Today was the seventh annual New Albany Walking Classic. Billed as America’s largest walking only race, the event attracts thousands of entrants, from Olympic-caliber athletes to casual walkers looking to get some exercise. This year, organizers added a half-marathon to the traditional 10K race distance.
This year, as always, the New Albany Walking Classic route went right past our neighborhood, which means trying to drive from our home to the New Albany Country Club to play golf is to be avoided — unless you want to be accosted by Boy Scout troop leaders in full uniform or New Albany Walking Classic officials. Rather than run that risk, I donned my golf shoes and joined the walkers as I journeyed from our house over to the golf course. Along the route, we were serenaded by some very fine chamber music from two members of the New Albany Symphony Orchestra and got to see an artist working on a painting.

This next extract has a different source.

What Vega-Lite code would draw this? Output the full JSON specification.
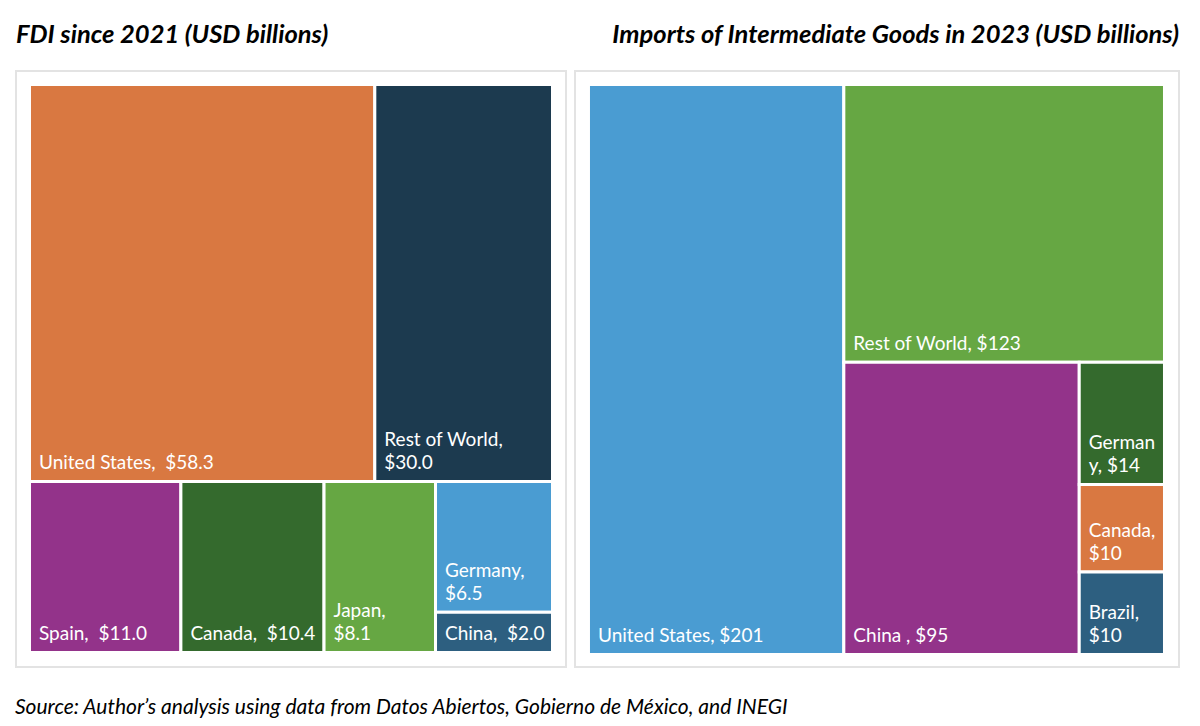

Later on, members of a marching band provided the musical accompaniment.
Although the New Albany Walking Classic is an inconvenience for those of us who live in the North of Woods neighborhood, it is nice event for the community. And this year, I even got in some walking of my own.
Today was the sixth annual New Albany Walking Classic. It looked like the event had a big crowd. I would know, because the course runs right past our neighborhood and winds around the golf course, where I spend my Sundays in futile desperation, hoping to get a favorable nod from the Golf Gods — and this year the Golf Gods have been filled with outright fury and harsh retribution about my pathetic excuse for a golf game.
The New Albany Walking Classic is a nice event that helps make New Albany a fine place to live. I’m a walker, and I’m all for encouraging people to walk more. Still, I think there are kinks to be worked out. Our neighborhood, North of Woods, always is penned in by these events. If you try to engage in some normal weekend suburban act — like driving your car — while the event is underway you are either blocked entirely or subjected to angry glances from participants as you try to navigate on what are supposed to be public roads.
Today the Classic started at 9 a.m., so I left home to drive to the New Albany Country Club at 8:50, even though my tee time wasn’t until 10:10. I wanted to leave plenty of time to spare. Although I made it out of my neighborhood okay, I was blocked at one point by an earnest Boy Scout troop leader who tried to prevent me from driving to the golf club even though there was no walker within miles. After I made it to the golf course they sent us off on the east nine, which required us to move through the teeth of the walkers and then play past some acid rock guitar group that was playing heavy metal at ear-splitting volume. I’m sure the music helped motivate the walkers, but how about some consideration for the golfers — or for that matter, for the neighbors who would like to spend a quiet Sunday morning in their backyards?